57th annual McLouth Threshing Bee set for this weekend

If you go:

McLouth Threshing Bee

10 a.m. to 2 p.m. Sept. 19, 20 and 21.

McLouth is about 18 miles north of Lawrence at the crossroads of Kansas Highway 16 and Kansas Highway 92.

To reach McLouth, drive north on Kansas Highway 59 for about 2 miles, then turn right onto East 1400 Road. Continue north onto Wellman Road. Turn right onto Highway 16 and follow it east for 2.3 miles.

The McLouth Threshing Bee this weekend will offer visitors a chance to view farm life before modern machines.

Farmers and city dwellers alike are invited to learn about early 20th century farming at Antique Engine Park, 911 Home St., Darin Edwards, a bee organizer, said.

The bee features demonstrations of antique farming equipment in practice and commemorates the threshing process.

The McLouth event is one of the longest-running threshing bees in the county. In the 1950s, Slim Watson, of McLouth, thought to invite the community to his home, serve food and demonstrate how his farm equipment worked, Edwards said. Fifty-seven years later, the bee still thrives.

Threshing is the process of separating the edible parts of a crop from the inedible chaff — the protective casing surrounding the grain.
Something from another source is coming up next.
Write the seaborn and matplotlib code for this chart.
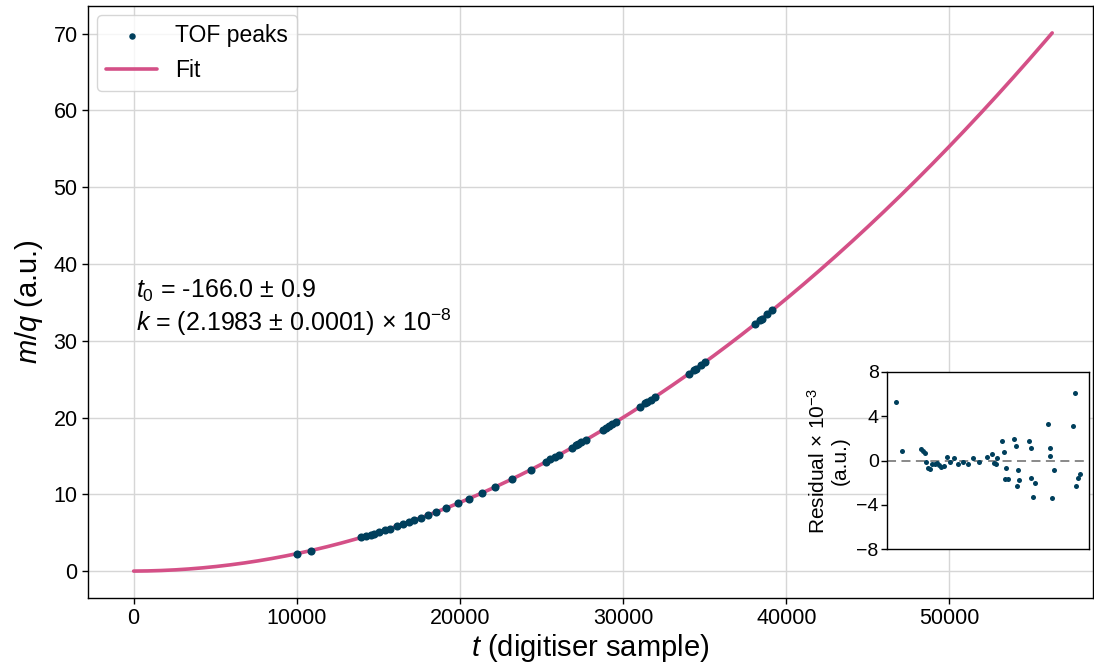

Cornhusks, for example, are chaff.

Farmers today typically use combine harvesters, which both harvest and thresh the grain, but early farmers had to use other means, Edwards said.

“Back in the day they used steam-powered tractors and threshing machines,” Edwards said. “They would have to use a pitchfork and feed the wheat into the threshing machine, which shoots out grain one way and hay the other way.”

Edwards said the event gives visitors a new respect for technological advances.

“A lot of people haven’t seen steam engines and don’t know how people used to work back in the day,” Edwards said. “It’s neat to see how much manpower it took.”

Other antique farm equipment, such as sawmills and rock crushers, also will be demonstrated this weekend.

“Basically anything you can think of that would be used to construct something or for farming back to the early 1900s will be there,” Edwards said.

Food, civil war reenactments, an antique and classic car show and a tractor pull will also be featured.